_Work instructions:_ Exactly reproduce each line of the listing that follows.
========================================
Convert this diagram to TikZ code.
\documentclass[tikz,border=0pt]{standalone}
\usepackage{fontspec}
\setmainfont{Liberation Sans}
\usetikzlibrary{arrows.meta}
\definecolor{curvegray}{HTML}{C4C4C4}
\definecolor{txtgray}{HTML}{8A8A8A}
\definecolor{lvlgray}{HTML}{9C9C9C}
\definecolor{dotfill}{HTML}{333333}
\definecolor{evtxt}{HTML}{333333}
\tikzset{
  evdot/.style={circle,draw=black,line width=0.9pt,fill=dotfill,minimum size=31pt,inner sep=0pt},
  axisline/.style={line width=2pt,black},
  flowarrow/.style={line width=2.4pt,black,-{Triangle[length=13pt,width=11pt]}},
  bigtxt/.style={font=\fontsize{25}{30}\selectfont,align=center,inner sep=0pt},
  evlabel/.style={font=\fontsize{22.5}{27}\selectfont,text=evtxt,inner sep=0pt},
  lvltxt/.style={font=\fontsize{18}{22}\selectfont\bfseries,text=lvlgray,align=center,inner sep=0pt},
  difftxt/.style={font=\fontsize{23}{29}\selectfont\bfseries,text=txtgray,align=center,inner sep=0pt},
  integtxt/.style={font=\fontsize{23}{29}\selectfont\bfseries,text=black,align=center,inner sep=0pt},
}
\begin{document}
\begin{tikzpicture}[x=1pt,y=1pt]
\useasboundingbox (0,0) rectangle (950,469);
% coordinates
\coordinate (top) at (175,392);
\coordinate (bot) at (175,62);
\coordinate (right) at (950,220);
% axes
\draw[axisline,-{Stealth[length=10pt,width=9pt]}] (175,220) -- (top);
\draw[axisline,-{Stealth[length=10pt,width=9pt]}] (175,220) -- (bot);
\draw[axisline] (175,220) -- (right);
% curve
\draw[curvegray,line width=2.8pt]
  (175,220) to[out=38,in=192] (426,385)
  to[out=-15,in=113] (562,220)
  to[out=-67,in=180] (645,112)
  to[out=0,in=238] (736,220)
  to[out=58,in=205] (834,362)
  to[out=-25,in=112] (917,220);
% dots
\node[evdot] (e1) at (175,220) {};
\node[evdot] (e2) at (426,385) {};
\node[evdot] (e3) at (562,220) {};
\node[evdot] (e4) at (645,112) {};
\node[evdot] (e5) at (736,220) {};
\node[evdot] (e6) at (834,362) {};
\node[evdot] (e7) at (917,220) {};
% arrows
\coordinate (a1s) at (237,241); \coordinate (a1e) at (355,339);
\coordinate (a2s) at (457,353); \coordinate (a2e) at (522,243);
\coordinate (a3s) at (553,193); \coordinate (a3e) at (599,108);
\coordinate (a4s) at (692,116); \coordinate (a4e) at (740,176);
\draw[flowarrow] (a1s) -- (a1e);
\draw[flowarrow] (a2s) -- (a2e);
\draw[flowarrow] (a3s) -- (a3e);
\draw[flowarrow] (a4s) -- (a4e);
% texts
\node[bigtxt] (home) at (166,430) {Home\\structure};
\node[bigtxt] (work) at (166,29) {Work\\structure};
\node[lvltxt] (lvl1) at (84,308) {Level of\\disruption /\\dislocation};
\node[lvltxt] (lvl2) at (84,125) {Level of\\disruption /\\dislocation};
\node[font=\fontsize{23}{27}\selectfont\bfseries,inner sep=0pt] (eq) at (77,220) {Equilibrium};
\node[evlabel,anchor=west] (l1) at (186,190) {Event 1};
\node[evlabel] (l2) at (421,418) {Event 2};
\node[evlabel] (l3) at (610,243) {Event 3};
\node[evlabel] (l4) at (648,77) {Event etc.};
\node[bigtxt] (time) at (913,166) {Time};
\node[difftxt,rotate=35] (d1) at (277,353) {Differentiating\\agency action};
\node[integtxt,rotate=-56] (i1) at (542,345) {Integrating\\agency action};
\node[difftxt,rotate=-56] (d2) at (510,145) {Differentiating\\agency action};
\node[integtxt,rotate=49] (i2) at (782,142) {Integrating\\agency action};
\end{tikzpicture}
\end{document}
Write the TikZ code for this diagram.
========================================
_Task answer:_
Convert this diagram to TikZ code.
\documentclass[tikz,border=0pt]{standalone}
\usepackage{fontspec}
\setmainfont{Liberation Sans}
\usetikzlibrary{arrows.meta}
\definecolor{curvegray}{HTML}{C4C4C4}
\definecolor{txtgray}{HTML}{8A8A8A}
\definecolor{lvlgray}{HTML}{9C9C9C}
\definecolor{dotfill}{HTML}{333333}
\definecolor{evtxt}{HTML}{333333}
\tikzset{
  evdot/.style={circle,draw=black,line width=0.9pt,fill=dotfill,minimum size=31pt,inner sep=0pt},
  axisline/.style={line width=2pt,black},
  flowarrow/.style={line width=2.4pt,black,-{Triangle[length=13pt,width=11pt]}},
  bigtxt/.style={font=\fontsize{25}{30}\selectfont,align=center,inner sep=0pt},
  evlabel/.style={font=\fontsize{22.5}{27}\selectfont,text=evtxt,inner sep=0pt},
  lvltxt/.style={font=\fontsize{18}{22}\selectfont\bfseries,text=lvlgray,align=center,inner sep=0pt},
  difftxt/.style={font=\fontsize{23}{29}\selectfont\bfseries,text=txtgray,align=center,inner sep=0pt},
  integtxt/.style={font=\fontsize{23}{29}\selectfont\bfseries,text=black,align=center,inner sep=0pt},
}
\begin{document}
\begin{tikzpicture}[x=1pt,y=1pt]
\useasboundingbox (0,0) rectangle (950,469);
% coordinates
\coordinate (top) at (175,392);
\coordinate (bot) at (175,62);
\coordinate (right) at (950,220);
% axes
\draw[axisline,-{Stealth[length=10pt,width=9pt]}] (175,220) -- (top);
\draw[axisline,-{Stealth[length=10pt,width=9pt]}] (175,220) -- (bot);
\draw[axisline] (175,220) -- (right);
% curve
\draw[curvegray,line width=2.8pt]
  (175,220) to[out=38,in=192] (426,385)
  to[out=-15,in=113] (562,220)
  to[out=-67,in=180] (645,112)
  to[out=0,in=238] (736,220)
  to[out=58,in=205] (834,362)
  to[out=-25,in=112] (917,220);
% dots
\node[evdot] (e1) at (175,220) {};
\node[evdot] (e2) at (426,385) {};
\node[evdot] (e3) at (562,220) {};
\node[evdot] (e4) at (645,112) {};
\node[evdot] (e5) at (736,220) {};
\node[evdot] (e6) at (834,362) {};
\node[evdot] (e7) at (917,220) {};
% arrows
\coordinate (a1s) at (237,241); \coordinate (a1e) at (355,339);
\coordinate (a2s) at (457,353); \coordinate (a2e) at (522,243);
\coordinate (a3s) at (553,193); \coordinate (a3e) at (599,108);
\coordinate (a4s) at (692,116); \coordinate (a4e) at (740,176);
\draw[flowarrow] (a1s) -- (a1e);
\draw[flowarrow] (a2s) -- (a2e);
\draw[flowarrow] (a3s) -- (a3e);
\draw[flowarrow] (a4s) -- (a4e);
% texts
\node[bigtxt] (home) at (166,430) {Home\\structure};
\node[bigtxt] (work) at (166,29) {Work\\structure};
\node[lvltxt] (lvl1) at (84,308) {Level of\\disruption /\\dislocation};
\node[lvltxt] (lvl2) at (84,125) {Level of\\disruption /\\dislocation};
\node[font=\fontsize{23}{27}\selectfont\bfseries,inner sep=0pt] (eq) at (77,220) {Equilibrium};
\node[evlabel,anchor=west] (l1) at (186,190) {Event 1};
\node[evlabel] (l2) at (421,418) {Event 2};
\node[evlabel] (l3) at (610,243) {Event 3};
\node[evlabel] (l4) at (648,77) {Event etc.};
\node[bigtxt] (time) at (913,166) {Time};
\node[difftxt,rotate=35] (d1) at (277,353) {Differentiating\\agency action};
\node[integtxt,rotate=-56] (i1) at (542,345) {Integrating\\agency action};
\node[difftxt,rotate=-56] (d2) at (510,145) {Differentiating\\agency action};
\node[integtxt,rotate=49] (i2) at (782,142) {Integrating\\agency action};
\end{tikzpicture}
\end{document}
Write the TikZ code for this diagram.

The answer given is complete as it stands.